* _RECORDS FOR PROCESSING_
*-*-*

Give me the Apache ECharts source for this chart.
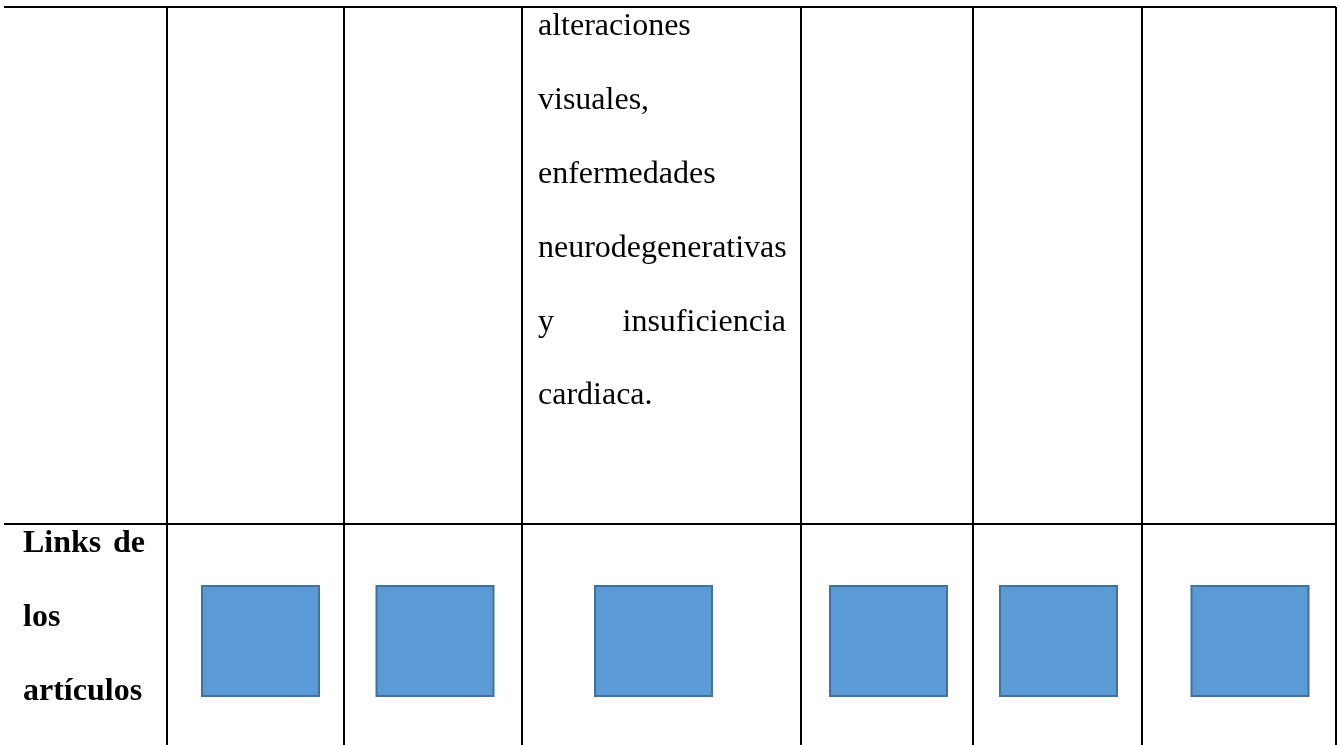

*-*-*

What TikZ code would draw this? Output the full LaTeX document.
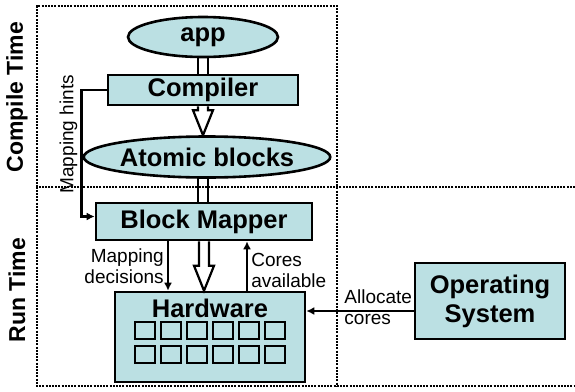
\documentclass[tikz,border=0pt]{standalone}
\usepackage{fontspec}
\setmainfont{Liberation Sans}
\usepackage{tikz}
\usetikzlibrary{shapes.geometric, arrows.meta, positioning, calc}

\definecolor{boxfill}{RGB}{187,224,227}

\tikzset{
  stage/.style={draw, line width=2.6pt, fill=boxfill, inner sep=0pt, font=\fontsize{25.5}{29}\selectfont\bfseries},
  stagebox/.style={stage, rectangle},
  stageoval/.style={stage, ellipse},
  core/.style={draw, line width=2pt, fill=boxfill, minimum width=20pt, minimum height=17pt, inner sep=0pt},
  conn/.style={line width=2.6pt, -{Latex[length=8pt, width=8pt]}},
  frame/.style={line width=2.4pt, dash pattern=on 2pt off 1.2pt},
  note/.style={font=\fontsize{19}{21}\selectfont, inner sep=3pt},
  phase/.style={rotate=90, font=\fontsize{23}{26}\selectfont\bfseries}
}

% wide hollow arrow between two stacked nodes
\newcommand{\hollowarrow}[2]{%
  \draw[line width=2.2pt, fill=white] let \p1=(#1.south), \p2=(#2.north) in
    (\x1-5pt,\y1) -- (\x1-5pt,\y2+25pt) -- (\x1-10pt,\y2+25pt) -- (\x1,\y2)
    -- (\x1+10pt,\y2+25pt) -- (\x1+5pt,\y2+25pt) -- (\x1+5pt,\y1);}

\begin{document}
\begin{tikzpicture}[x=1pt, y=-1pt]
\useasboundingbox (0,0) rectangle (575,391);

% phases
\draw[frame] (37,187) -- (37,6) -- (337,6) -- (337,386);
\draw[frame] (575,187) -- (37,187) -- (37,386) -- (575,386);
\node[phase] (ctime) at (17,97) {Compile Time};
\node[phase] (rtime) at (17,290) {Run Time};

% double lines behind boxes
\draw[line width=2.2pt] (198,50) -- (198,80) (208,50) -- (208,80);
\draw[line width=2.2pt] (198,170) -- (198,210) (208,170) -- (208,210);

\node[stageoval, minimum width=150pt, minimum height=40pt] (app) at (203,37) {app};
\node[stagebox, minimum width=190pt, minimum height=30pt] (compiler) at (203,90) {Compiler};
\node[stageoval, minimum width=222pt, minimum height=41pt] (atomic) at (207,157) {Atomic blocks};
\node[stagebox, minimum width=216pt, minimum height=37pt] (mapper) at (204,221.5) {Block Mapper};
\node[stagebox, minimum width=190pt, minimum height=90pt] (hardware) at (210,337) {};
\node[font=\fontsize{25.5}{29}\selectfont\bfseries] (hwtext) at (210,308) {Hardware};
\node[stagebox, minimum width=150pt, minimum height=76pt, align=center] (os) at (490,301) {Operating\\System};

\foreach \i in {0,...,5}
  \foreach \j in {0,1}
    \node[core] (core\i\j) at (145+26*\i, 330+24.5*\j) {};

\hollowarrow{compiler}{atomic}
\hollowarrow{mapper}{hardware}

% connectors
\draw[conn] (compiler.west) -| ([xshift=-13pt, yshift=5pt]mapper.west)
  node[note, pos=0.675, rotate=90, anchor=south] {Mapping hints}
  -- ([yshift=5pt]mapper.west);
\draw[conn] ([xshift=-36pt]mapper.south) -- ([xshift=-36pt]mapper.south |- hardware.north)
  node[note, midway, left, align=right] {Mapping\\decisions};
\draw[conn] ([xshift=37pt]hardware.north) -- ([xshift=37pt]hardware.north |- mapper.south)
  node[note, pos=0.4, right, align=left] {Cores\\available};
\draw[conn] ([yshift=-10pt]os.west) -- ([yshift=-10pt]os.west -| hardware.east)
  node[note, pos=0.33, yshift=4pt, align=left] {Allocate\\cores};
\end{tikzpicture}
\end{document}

*-*-*

* _DESCRIPTION OF THE TASK_
Reply with one number only: the count of lines in the entries that contain "this".

* _WORKED ANSWER_
2